At the Jan. 6 meeting the Amherst County Service Authority received a detailed briefing on the River Road/Gateway sanitary sewer project and the authority's funding position. Staff said the original project estimate of roughly $7.77 million was reduced by value engineering to about $3.7 million and, after reuse of certain equipment and additional savings, to about $1.899 million.
Scope and approach: The selected approach breaks the work into three parts: (1) a pump station (repurposed duplex station with wet well), (2) a force main from the pump station to State Route 163, and (3) a force main along Route 210 to the Old Town interceptor. Part 3 is already under construction (reported cost ~$351,000), including ongoing boring under Route 163.
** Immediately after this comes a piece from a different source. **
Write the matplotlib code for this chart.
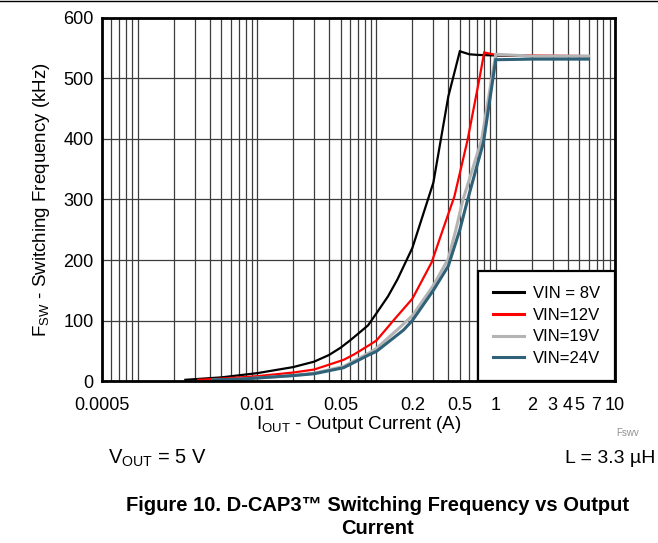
import matplotlib
matplotlib.use("Agg")
import matplotlib.pyplot as plt
import matplotlib.ticker as mticker
from matplotlib.lines import Line2D

plt.rcParams["font.family"] = ["Liberation Sans", "DejaVu Sans"]

# ── Data ──────────────────────────────────────────────────────────────────────
i_8v = [0.0025, 0.005, 0.01, 0.02, 0.03, 0.04, 0.05, 0.06, 0.07, 0.085, 0.1,
        0.125, 0.15, 0.2, 0.3, 0.4, 0.5, 0.6, 0.7, 1.0, 2.0, 3.0, 6.0]
f_8v = [2, 6, 13, 23, 32, 43, 55, 67, 78, 92, 112,
        140, 168, 220, 328, 470, 545, 540, 539, 538, 537, 537, 537]

i_12v = [0.0032, 0.005, 0.01, 0.02, 0.03, 0.04, 0.053, 0.065, 0.088, 0.1,
         0.122, 0.14, 0.2, 0.29, 0.36, 0.45, 0.58, 0.73, 0.8, 1.0, 2.0, 6.0]
f_12v = [2, 4, 8, 14, 19, 27, 35, 44, 60, 67,
         87, 101, 136, 196, 250, 305, 398, 500, 543, 539, 538, 537]

i_19v = [0.0043, 0.007, 0.01, 0.02, 0.03, 0.053, 0.088, 0.1, 0.148, 0.2,
         0.3, 0.4, 0.463, 0.53, 0.76, 1.0, 2.0, 6.0]
f_19v = [2, 3, 5, 9, 13, 24, 47, 54, 84, 108,
         158, 202, 250, 299, 398, 540, 537, 537]

i_24v = [0.0043, 0.007, 0.01, 0.02, 0.03, 0.053, 0.088, 0.1, 0.168, 0.2,
         0.3, 0.4, 0.5, 0.58, 0.79, 1.0, 2.0, 6.0]
f_24v = [2, 3, 5, 9, 12, 22, 44, 49, 84, 100,
         150, 190, 250, 299, 395, 531, 532, 532]

x_ticks = [0.0005, 0.01, 0.05, 0.2, 0.5, 1, 2, 3, 4, 5, 7, 10]
x_tick_labels = ["0.0005", "0.01", "0.05", "0.2", "0.5", "1", "2", "3", "4", "5", "7", "10"]
y_ticks = [0, 100, 200, 300, 400, 500, 600]

series = [
    (i_8v, f_8v, "VIN = 8V", "#000000", 1.6),
    (i_12v, f_12v, "VIN=12V", "#ff0000", 1.6),
    (i_19v, f_19v, "VIN=19V", "#b4b4b4", 2.2),
    (i_24v, f_24v, "VIN=24V", "#2f6178", 2.2),
]

# ── Figure ───────────────────────────────────────────────────────────────────
fig = plt.figure(figsize=(6.58, 5.43), dpi=100)
ax = fig.add_axes([0.155, 0.2983, 0.7797, 0.6686])

for x, y, lab, col, lw in series:
    ax.plot(x, y, color=col, linewidth=lw, label=lab, solid_joinstyle="miter")

ax.set_xscale("log")
ax.set_xlim(0.0005, 10)
ax.set_ylim(0, 600)

ax.xaxis.set_major_locator(mticker.FixedLocator(x_ticks))
ax.xaxis.set_major_formatter(mticker.FixedFormatter(x_tick_labels))
ax.xaxis.set_minor_locator(mticker.LogLocator(base=10, subs=range(1, 10), numticks=50))
ax.xaxis.set_minor_formatter(mticker.NullFormatter())
ax.set_yticks(y_ticks)

ax.tick_params(axis="both", which="both", length=0, labelsize=13)
ax.tick_params(axis="x", pad=11.5)
ax.tick_params(axis="y", pad=6)
ax.grid(True, which="both", axis="x", color="#3c3c3c", linewidth=0.9)
ax.grid(True, which="major", axis="y", color="#3c3c3c", linewidth=0.9)
for sp in ax.spines.values():
    sp.set_linewidth(2.0)

ax.set_xlabel("I$_{\\mathregular{OUT}}$ - Output Current (A)", fontsize=13.5, labelpad=0)
ax.set_ylabel("F$_{\\mathregular{SW}}$ - Switching Frequency (kHz)", fontsize=13.5, labelpad=8)

leg = ax.legend(loc="lower right", fontsize=12, frameon=True, fancybox=False,
                borderaxespad=0, handlelength=1.9, handletextpad=0.5,
                labelspacing=0.4, borderpad=0.9)
leg.get_frame().set_edgecolor("black")
leg.get_frame().set_linewidth(1.6)
leg.get_frame().set_alpha(1)
for h in leg.get_lines():
    h.set_linewidth(2.2)

# Page decorations
fig.add_artist(Line2D([0, 1], [0.9975, 0.9975], color="black", linewidth=1.0))
fig.text(0.954, 0.202, "Fswv", fontsize=7, color="#909090", ha="center", va="center")
fig.text(0.164, 0.156, "V$_{\\mathregular{OUT}}$ = 5 V", fontsize=14.5, ha="left", va="center")
fig.text(0.996, 0.156, "L = 3.3 µH", fontsize=14, ha="right", va="center")
fig.text(0.573, 0.048, "Figure 10. D-CAP3™ Switching Frequency vs Output\nCurrent",
         fontsize=14.5, fontweight="bold", ha="center", va="center",
         multialignment="center", linespacing=1.25)

fig.savefig("out.png", dpi=100)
Funding: The Board of Supervisors provided $1,000,000 in ARPA funds; staff reported the authority was awarded a $500,000 SEID grant. The authority previously issued a $2.5 million bond anticipation note (issuance costs ~$50,000, 3.98% interest, tax-exempt) to bridge cash needs. Staff described efforts to reduce the amount of long-term borrowing needed and said, if grant assumptions hold, the authority might avoid long-term use of the short-term note.
Financial details and timing: Mr. Castillo noted the note's principal account and interest account balances and estimated arbitrage liability in the neighborhood of $72,000–$77,000 by the note's March maturity date. He said ARPA invoices must be submitted to the county by Nov. 2026 and that the project depends on developer actions (building permits from the referenced developer, Mr. Morecambe) to proceed beyond the currently active portion.
Why it matters: The changes reduce direct ratepayer exposure and change financing plans for a project intended to address failing septic systems, serve River Road customers and enable future development in the gateway area. Board members pressed for dirt-moving and evidence of on-the-ground construction to accompany the financial improvements.
Next steps: Staff will continue construction activity on part 3, pursue required permits, work with the financial consultant team to refine funding options, and bring site- and project-level recommendations to the board for approval.